Higher ratings for toll operators


  • Business
  • Monday, 08 Dec 2003

BY K.P. LEE

HIGHER traffic volumes, better business fundamentals and sounder financial structures are giving the bonds issued by toll road operators higher ratings.  

The re-rating of the bonds of highway concessionaires like Projek Lebuhraya Utara-Selatan Bhd (Plus) to triple A from single A previously and Ekspressway Lingkaran Tengah Sdn Bhd (Elite) to AA3, has lowered their cost of financing, prompting more interest from prospective players looking for project financing. 

Despite the attraction of the equity market in raising funds, the bond market continues to be an attractive source of funding for projects with a long gestation period, particularly if given a good rating. 

Rating Agency Malaysia Bhd (RAM), which has upgraded most of its ratings for the private debt securities (PDS) of existing toll operators over the past two years, therefore expects new players to tap the PDS market, especially with the revival of several such projects by the government recently. 

Pointing to the much more positive scenario, RAM’s infrastructure and utilities ratings manager Joyce Loh said the upgrades had been on the back of genuine and sizable improvements in risk profiles. 

While financing for toll roads may have been a bit of a gamble in the past, with some operators defaulting on their borrowings after choosing inappropriate structures that fail to take into account the early low traffic volumes and cash flow, “the fundamentals seem to have changed” she told StarBiz

In 2002, RAM assigned a AAA rating to Plus and AA3/P1 ratings to Kesas Sdn Bhd, Lingkaran Trans Kota Sdn Bhd (Litrak) and Grand Saga Sdn Bhd, while early this year, it assigned AA3 to Elite. Since 1992, RAM had rated 35 debt issues from 11 toll road operators with a combined value of over RM44bil. 

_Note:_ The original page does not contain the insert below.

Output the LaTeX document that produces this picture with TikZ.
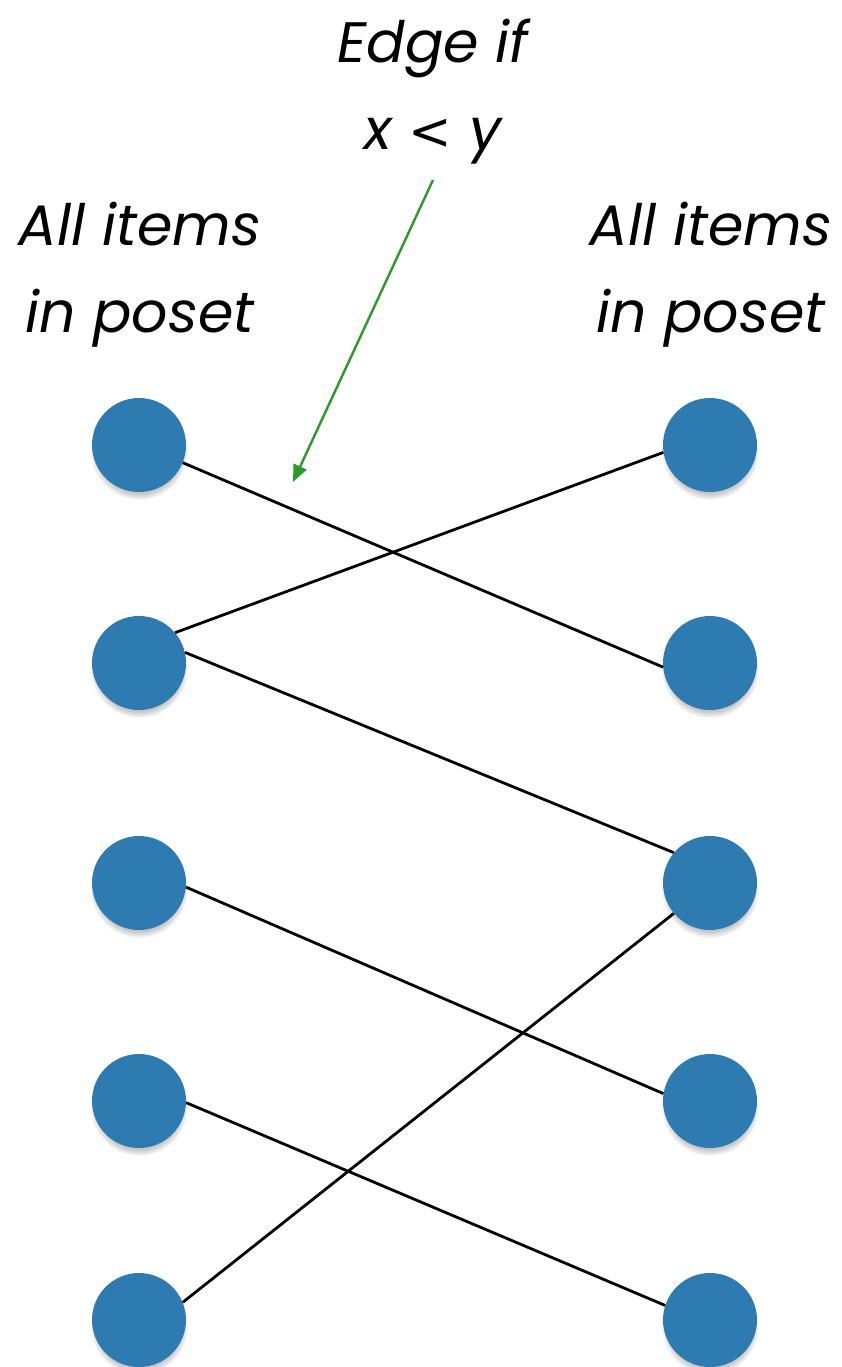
\documentclass[tikz,border=0pt]{standalone}
\usepackage{fontspec}
\setmainfont{Poppins}
\newfontfamily\relfont{DejaVu Sans}
\usepackage{xcolor}
\usetikzlibrary{arrows.meta,shadows}

\definecolor{itemblue}{RGB}{46,123,177}
\definecolor{hintgreen}{RGB}{42,154,42}

\begin{document}
\begin{tikzpicture}[x=1pt,y=-1pt]

            \tikzset{dot/.style={circle, fill=itemblue, minimum size=94pt, inner sep=0pt,
                       circular drop shadow={shadow xshift=0pt, shadow yshift=-6pt, shadow scale=1.04, opacity=0.45}},
                     label/.style={align=center, anchor=base, font=\fontsize{57}{87}\selectfont\itshape},
                     edge/.style={line width=2.8pt, black}}

            \useasboundingbox (0,0) rectangle (842,1367);

            % the two columns of items
            \foreach \i/\y in {1/445, 2/663, 3/883, 4/1101, 5/1320} {
              \node [dot] (l\i) at (139,\y) {};
              \node [dot] (r\i) at (710,\y) {};
            }

            % anchored on the baseline of the second line
            \node [label] (lefthead)  at (140,332) {All items\\in poset};
            \node [label] (righthead) at (711,332) {All items\\in poset};
            \node [label] (edgehint)  at (433,150) {Edge if\\x {\relfont\upshape\fontsize{52}{87}\selectfont <} y};

            \draw [edge] (l1.-22) -- (r2.185);
            \draw [edge] (l2.40)  -- (r1.189);
            \draw [edge] (l2.13)  -- (r3.140);
            \draw [edge] (l3.-5)  -- (r4.171);
            \draw [edge] (l4.-2)  -- (r5.162);
            \draw [edge] (l5.22)  -- (r3.220);

            \coordinate (hintfrom) at (433,180);
            \coordinate (hintto)   at (293,482);
            \draw [hintgreen, line width=2.4pt, -{Triangle[length=17pt,width=14pt]}] (hintfrom) -- (hintto);

        \end{tikzpicture}
\end{document}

Loh said the business and financial risk profiles of many toll operators have changed significantly to warrant higher ratings than previously possible.  

Among others, the higher traffic flows in the later years of operations after the early “traffic ramp-up period” played a major part in the upgrades. 

“After a slow start, most toll roads, especially within the congested Klang Valley, tend to demonstrate high growth rates between the second and fifth years of operations from growing public acceptance and the low-base effect,” she said. 

Intra-urban toll road companies like Elite, Kesas, Litrak, Grand Saga and Besraya were now in the semi-mature phase, having had operating track records of between 4 and 7 years, she said. Their operating risk profiles have “stabilised.” 

The same had happened to Plus and Penang Bridge Sdn Bhd which have longer operating records of between 9 and 18 years, she added.  

Loh was the author of a recent RAM report that predicted a growing demand for PDS issues from new toll operators.  

With the government reviving projects such as the West Coast Expressway, KL North-east Expressway, KL-Putrajaya Highway and Kajang-Seremban Highway, the interest in bond issues for the major infrastructure projects would also increase, it said. 

According to RAM, the requirements for sizable funds in projects with long gestation periods will be ideally suited for the PDS market. “It would obviously be a good avenue,” it said. 

Loh, however, warned that how a project was structured could affect ratings, particularly in the early years. It had to be “well-configured,” she said, to avoid falling into the same traps of the earlier projects.  

This had been a problem in the past when many toll roads had “unsuitable financing structures” based on floating rate instruments with relatively short tenures of not more than 7 years. 

Worse, principal repayments had been scheduled to commence immediately after the completion of the toll roads, exerting undue pressure on the young project, she said.  

“As a result some companies then paid the price during the scourge of the Asian financial crisis in 1997/98, which gave rise to the combined problems of poor initial traffic volumes, rampaging interest rates and substantial principal repayments.”  

While traffic volume risk was the most critical factor for toll road operations, construction risk was the predominant risk factor for non-operating toll road, Loh said. 

Cost overruns and delays were their main components.  

Other risks, which were considered, include regulatory risk, operations and maintenance risk and financial risk. 

In the latter, Loh said that although profitability of toll roads were generally “robust” with operating margins as high as 90%, the main causes of financial distress arise from lower than expected revenues or highly aggressive financing structures.